Sweet looking bottle Matt, very interesting lip finish/pour spout.


----------



## JOETHECROW (Nov 20, 2009)

Maybe it was to be poured onto the mosquito...[]............ I'm really liking that bottle Matt!....Thanks for showing these cool meds so I can put them in my mental shopping list.                                        Joe


----------



## blobbottlebob (Nov 20, 2009)

Matt,
 I like everything about it. The color, the octagonal shape, the malaria references, the crude neck and opening, the typesetting (if you will) of the embossing (on arches etc..) and the monogram. Very neat bottle!


----------



## GuntherHess (Nov 20, 2009)

Thanks for looking.
 I still cant seem to find any info on the company. 
 Must not have been a smashing success.


----------



## Penn Digger (Nov 20, 2009)

Very nice bottle Matt!  Congrats!


----------



## hansmc (Nov 21, 2009)

According to the Ohio Bottles book the finish is a pour spout and the bottle dates between 1880-1885, and gives a value of $150-200, which from my personal experience means it is actually worth much more based on what I have paid and watched things sell for compared to book values.  I collect Cleveland bottles and i have never seen one, so Id say its pretty rare.  I have to say thats a very nice bottle, would  be top shelf in any Cleveland medicine collection.


----------



## GuntherHess (Nov 21, 2009)

Thanks for the info. That date range seems about right. Its whittled but it has a cup mold base so I was figuring 1880s.
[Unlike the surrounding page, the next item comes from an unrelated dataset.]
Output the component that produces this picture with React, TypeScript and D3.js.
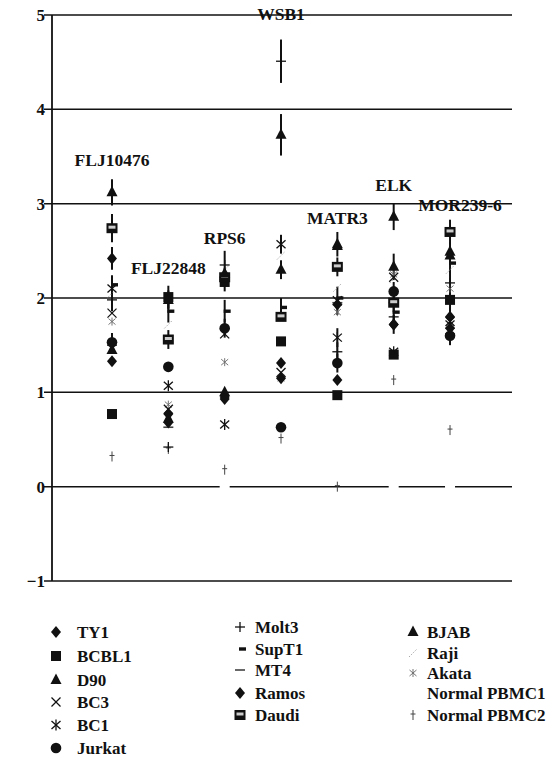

 I dont see a lot of Cleveland patent medicines. Out of about 7000 bottles listed in my medicine guide maybe 20 are embossed Cleveland. 
 I currently have a Fenton's Marine Drug Store which is pretty nice...
 http://www.antiquemedicines.com/MattsMedicines/1270/1270.htm
 Dont know that much about this company either. I assume it was "Marine" being on the lake and catoring to the shipping crowd?


----------



## beendiggin (Nov 21, 2009)

Very nice bottle.  Where'd you come up with that one?


----------



## bottle_head9 (Nov 21, 2009)

Nice bottle Matt.As soon as I saw it I thought how well it would look next to my Wm. Radams.Theres a Radams with the embossing on the base floating around Ebay.Never seen one.


----------



## bigmanvt10 (Dec 5, 2016)

new guy to the collecting world here who was influenced by my best friend of over 25 yrs. Saw this bottle and I want one because I share the same last name that's on the bottle.anyone know where I can locate one and the price on said bottle? thanks in advance!


----------



## saratogadriver (Dec 6, 2016)

what makes the lip so interesting is that it's a pour spout pinched onto what is otherwise a VERY plain tooled lip.  You more commonly see pour spouts on applied lips.   I always find these pinched on pour spouts to be fascinating as you just don't see that many.  I've got a couple of inks with them.

Jim G


----------